◆ MATERIAL:

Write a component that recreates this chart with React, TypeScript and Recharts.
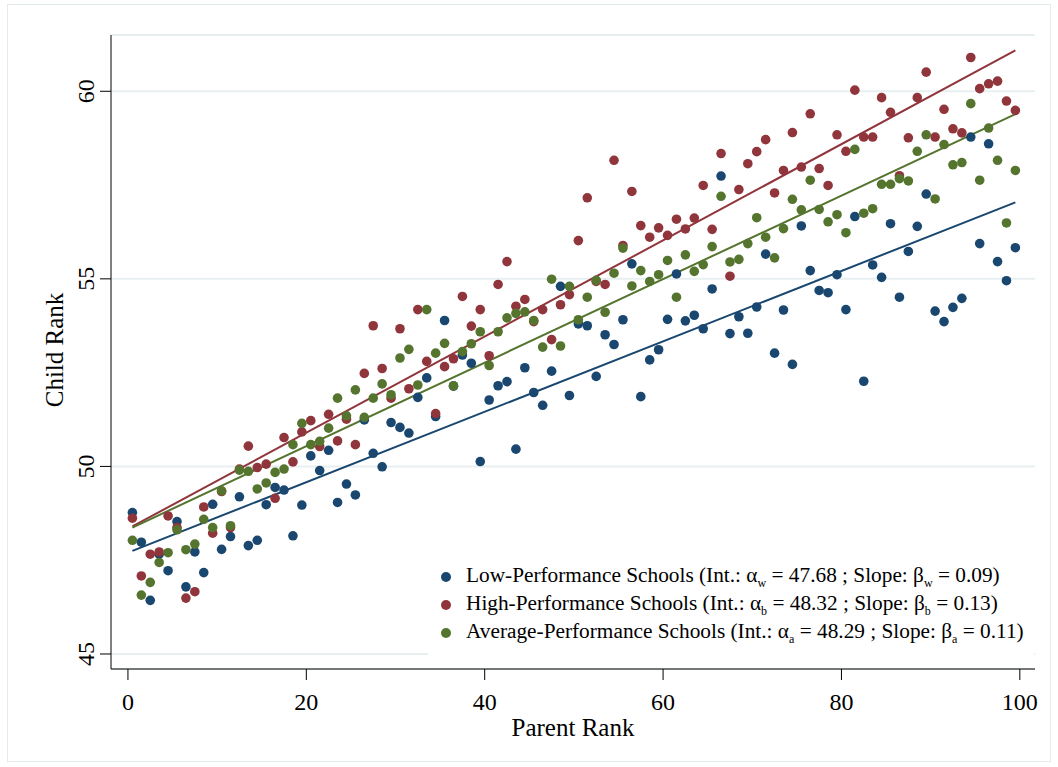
import React from 'react';
import {
  ScatterChart,
  Scatter,
  XAxis,
  YAxis,
  CartesianGrid,
  ReferenceLine,
} from 'recharts';

// parent rank bins (x) and mean child rank per school group (y)
const parentRank = [
  0.5, 1.5, 2.5, 3.5, 4.5, 5.5, 6.5, 7.5, 8.5, 9.5,
  10.5, 11.5, 12.5, 13.5, 14.5, 15.5, 16.5, 17.5, 18.5, 19.5,
  20.5, 21.5, 22.5, 23.5, 24.5, 25.5, 26.5, 27.5, 28.5, 29.5,
  30.5, 31.5, 32.5, 33.5, 34.5, 35.5, 36.5, 37.5, 38.5, 39.5,
  40.5, 41.5, 42.5, 43.5, 44.5, 45.5, 46.5, 47.5, 48.5, 49.5,
  50.5, 51.5, 52.5, 53.5, 54.5, 55.5, 56.5, 57.5, 58.5, 59.5,
  60.5, 61.5, 62.5, 63.5, 64.5, 65.5, 66.5, 67.5, 68.5, 69.5,
  70.5, 71.5, 72.5, 73.5, 74.5, 75.5, 76.5, 77.5, 78.5, 79.5,
  80.5, 81.5, 82.5, 83.5, 84.5, 85.5, 86.5, 87.5, 88.5, 89.5,
  90.5, 91.5, 92.5, 93.5, 94.5, 95.5, 96.5, 97.5, 98.5, 99.5,
];

const lowSchools = [
  48.77, 47.98, 46.43, 47.66, 47.22, 48.53, 46.79, 47.72, 47.17, 48.99,
  47.79, 48.13, 49.19, 47.89, 48.03, 48.98, 49.44, 49.37, 48.15, 48.97,
  50.28, 49.89, 50.43, 49.04, 49.53, 49.24, 51.24, 50.35, 49.99, 51.17,
  51.04, 50.89, 51.84, 52.36, 51.33, 53.89, 52.14, 52.97, 52.75, 50.13,
  51.77, 52.15, 52.26, 50.46, 52.63, 51.97, 51.63, 52.54, 54.8, 51.89,
  53.8, 53.75, 52.4, 53.51, 53.25, 53.91, 55.4, 51.86, 52.84, 53.11,
  53.92, 55.13, 53.88, 54.03, 53.67, 54.73, 57.74, 53.54, 53.99, 53.55,
  54.25, 55.66, 53.02, 54.17, 52.72, 56.41, 55.22, 54.69, 54.63, 55.11,
  54.18, 56.66, 52.27, 55.37, 55.04, 56.47, 54.51, 55.73, 56.4, 57.26,
  54.14, 53.86, 54.24, 54.48, 58.78, 55.94, 58.6, 55.46, 54.95, 55.83,
];

const highSchools = [
  48.62, 47.08, 47.66, 47.72, 48.68, 48.37, 46.49, 46.66, 48.92, 48.22,
  49.33, 48.37, 49.93, 50.54, 49.97, 50.06, 49.15, 50.77, 50.12, 50.92,
  51.22, 50.53, 51.39, 50.68, 51.26, 50.58, 52.48, 53.75, 52.61, 51.82,
  53.67, 52.07, 54.18, 52.8, 51.41, 52.66, 52.87, 54.53, 53.74, 54.18,
  52.95, 54.85, 55.46, 54.27, 54.45, 53.86, 54.18, 53.38, 54.31, 54.58,
  56.02, 57.16, 54.93, 54.85, 58.16, 55.89, 57.33, 56.42, 56.11, 56.36,
  56.16, 56.59, 56.33, 56.62, 57.49, 56.32, 58.34, 55.07, 57.38, 58.07,
  58.39, 58.71, 57.29, 57.89, 58.9, 57.98, 59.4, 57.94, 57.49, 58.84,
  58.4, 60.03, 58.78, 58.78, 59.83, 59.44, 57.75, 58.76, 59.83, 60.51,
  58.78, 59.52, 59.0, 58.89, 60.9, 60.07, 60.2, 60.27, 59.74, 59.49,
];

const averageSchools = [
  48.03, 46.57, 46.91, 47.44, 47.7, 48.31, 47.78, 47.93, 48.59, 48.37,
  49.35, 48.42, 49.9, 49.87, 49.4, 49.56, 49.84, 49.93, 50.58, 51.15,
  50.58, 50.67, 51.02, 51.82, 51.35, 52.04, 51.31, 51.82, 52.2, 51.91,
  52.89, 53.12, 52.17, 54.18, 53.02, 53.28, 52.15, 53.06, 53.27, 53.59,
  52.69, 53.59, 53.96, 54.08, 54.12, 53.89, 53.18, 54.99, 53.21, 54.8,
  53.91, 54.51, 54.96, 54.11, 55.15, 55.82, 54.81, 55.22, 54.93, 55.11,
  55.49, 54.51, 55.64, 55.2, 55.38, 55.86, 57.2, 55.45, 55.52, 55.94,
  56.63, 56.11, 55.56, 56.34, 57.12, 56.84, 57.63, 56.85, 56.52, 56.71,
  56.23, 58.45, 56.75, 56.87, 57.52, 57.52, 57.67, 57.61, 58.4, 58.84,
  57.13, 58.58, 58.04, 58.1, 59.67, 57.63, 59.02, 58.16, 56.49, 57.89,
];

// fitted lines: child rank at the first and last parent-rank bin
const fitFrom = [47.75, 48.4, 48.37];
const fitTo = [57.04, 61.09, 59.39];

const seriesNames = [
  'Low-Performance Schools',
  'High-Performance Schools',
  'Average-Performance Schools',
];
const seriesSubs = ['w', 'b', 'a'];
const seriesIntercepts = ['47.68', '48.32', '48.29'];
const seriesSlopes = ['0.09', '0.13', '0.11'];
const seriesColors = ['#1a476f', '#90353b', '#55752f'];

const xTicks = [0, 20, 40, 60, 80, 100];
const yTicks = [45, 50, 55, 60];

const FONT = '"Liberation Serif", "Times New Roman", serif';

const seriesData = [lowSchools, highSchools, averageSchools].map((ys) =>
  parentRank.map((x, i) => ({ x, y: ys[i] }))
);

function YTick({ x, y, payload }: any) {
  return (
    <text
      transform={`translate(${x - 4}, ${y}) rotate(-90)`}
      textAnchor="middle"
      fontFamily={FONT}
      fontSize={24}
      fill="#000"
    >
      {payload.value}
    </text>
  );
}

function XTick({ x, y, payload }: any) {
  return (
    <text
      x={x}
      y={y + 28}
      textAnchor="middle"
      fontFamily={FONT}
      fontSize={24}
      fill="#000"
    >
      {payload.value}
    </text>
  );
}

function Dot(color: string) {
  return (p: any) => <circle cx={p.cx} cy={p.cy} r={4.8} fill={color} />;
}

export default function App() {
  return (
    <div
      style={{
        position: 'absolute',
        left: 0,
        top: 0,
        width: 1058,
        height: 767,
        background: '#fff',
        fontFamily: FONT,
      }}
    >
      <div
        style={{
          position: 'absolute',
          left: 7,
          top: 4,
          width: 1042,
          height: 756,
          border: '1px solid #e3ebee',
        }}
      />
      <div style={{ position: 'absolute', left: 0, top: 0 }}>
        <ScatterChart
          width={1058}
          height={767}
          margin={{ top: 35, right: 23, bottom: 0, left: 0 }}
        >
          <CartesianGrid vertical={false} stroke="#e8eff1" strokeWidth={2} />
          <XAxis
            type="number"
            dataKey="x"
            domain={[-1.9, 101.7]}
            ticks={xTicks}
            height={98}
            stroke="#000"
            tickSize={11}
            tick={<XTick />}
            label={{
              value: 'Parent Rank',
              position: 'insideBottom',
              offset: 31,
              style: { fontFamily: FONT, fontSize: 25, fill: '#000' },
            }}
          />
          <YAxis
            type="number"
            dataKey="y"
            domain={[44.6, 61.5]}
            ticks={yTicks}
            width={111}
            stroke="#000"
            tickSize={11}
            tick={<YTick />}
            label={{
              content: () => (
                <text
                  transform="translate(63, 350) rotate(-90)"
                  textAnchor="middle"
                  fontFamily={FONT}
                  fontSize={25}
                  fill="#000"
                >
                  Child Rank
                </text>
              ),
            }}
          />
          {seriesData.map((data, k) => (
            <Scatter
              key={seriesNames[k]}
              name={seriesNames[k]}
              data={data}
              fill={seriesColors[k]}
              shape={Dot(seriesColors[k])}
              isAnimationActive={false}
            />
          ))}
          {fitFrom.map((y0, k) => (
            <ReferenceLine
              key={'fit' + k}
              segment={[
                { x: parentRank[0], y: y0 },
                { x: parentRank[parentRank.length - 1], y: fitTo[k] },
              ]}
              stroke={seriesColors[k]}
              strokeWidth={2}
            />
          ))}
        </ScatterChart>
      </div>
      <div
        style={{
          position: 'absolute',
          left: 428,
          top: 558,
          width: 606,
          height: 102,
          background: '#fff',
        }}
      >
        {seriesNames.map((name, k) => (
          <div
            key={name}
            style={{
              position: 'absolute',
              left: 0,
              top: 5 + k * 28,
              height: 28,
              display: 'flex',
              alignItems: 'center',
              whiteSpace: 'nowrap',
              fontSize: 21.3,
              color: '#000',
            }}
          >
            <span
              style={{
                display: 'inline-block',
                width: 10,
                height: 10,
                borderRadius: 5,
                background: seriesColors[k],
                marginLeft: 13,
                marginRight: 15,
              }}
            />
            <span>
              {name} (Int.: α<sub style={{ fontSize: 12 }}>{seriesSubs[k]}</sub> ={' '}
              {seriesIntercepts[k]} ; Slope: β
              <sub style={{ fontSize: 12 }}>{seriesSubs[k]}</sub> ={' '}
              {seriesSlopes[k]})
            </span>
          </div>
        ))}
      </div>
    </div>
  );
}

◆ WRITTEN INSTRUCTION:
Extract each line from the listing that holds the word "React".

◆ OUTPUT OF THE TASK:
Write a component that recreates this chart with React, TypeScript and Recharts.
import React from 'react';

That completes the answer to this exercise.